The big banks have been reporting their quarterly numbers and JP Morgan is leading the pack with a boom in consumer deposits. American Banker reports that in the last year, JP Morgan Chase has added $50 billion in the last year at the same time the number of mobile users grew by 18 percent to more than 25 million users. There is no coincidence that the number of mobile users has increased at about the same pace as deposits. The convenience and power of online and mobile banking technology is what is driving many consumers to the big banks, and one of the areas we see smaller and community banks scrambling to compete with their own mobile banking platforms.
It’s no secret that one of the things that sets the big banks apart is the size of their technology budgets. Consumers, especially Millennials, want convenience and cool mobile banking tools, and as a result, JP Morgan’s consumer and community banking group grew 10 percent to $586 billion. As Gerard Cassidy, an analyst with RBC Capital Markets, notes, “The strong gain in mobile usage is evidence of greater penetration into the consumer market.” To help drive new technology, including mobile banking, JP Morgan increased its tech spending by 11 percent to $1.6 billion.

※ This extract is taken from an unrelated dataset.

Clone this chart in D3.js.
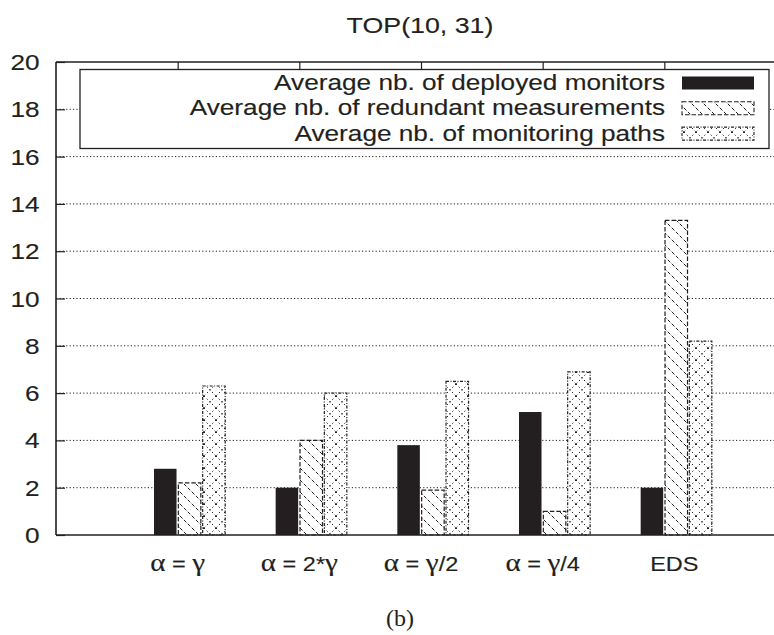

In fact, JP Morgan believes so strongly in its mobile banking strategy that the company has even come up with Chase Pay, its own mobile wallet designed to compete head-to-head with Apple Pay and PayPal. Starbucks and Shell Oil have already signed on as the first partners to accept Chase Pay.
At the same time, JP Morgan has been able to slash overall expenses, partly by closing more branches. While branch penetration in strong markets such as San Francisco and Miami is on the rise, the number of JPM branches overall has been steadily declining.
So with banking behemoth JP Morgan claiming more of the mobile territory for banking does that mean that smaller banks can’t compete? Not at all. We are seeing more community and regional banks stepping forward with their own mobile banking solutions, including more mobile banking promotions. In our research for our ProductBuilder database of new bank and credit union marketing ideas and products, we are seeing more regional and community institutions offering incentives for customers to use their e-statements, online banking, and mobile banking tools. We also are seeing more banks actively marketing mobile banking. Florida Community Bank, for example, is offering a cash bonus to attract new mobile banking users.
While the big banks may seem to have an unfair advantage with larger technology budgets, smaller financial institutions are developing their own strategies to compete using many of the same strategies and tools. Technology can be a great equalizer that is accessible to all, so the smart bankers are watching the big guys such as JP Morgan and learning from their technology successes as well as their mistakes.
Mobile banking is becoming commonplace, but combining convenience with personalized services and specialty products is where smaller financial institutions can gain an advantage. Any bank can implement a mobile banking strategy, but the smart banks are using technology to address customers needs and are nimble enough to adjust their rates and develop new products that provide real value as well as wireless convenience.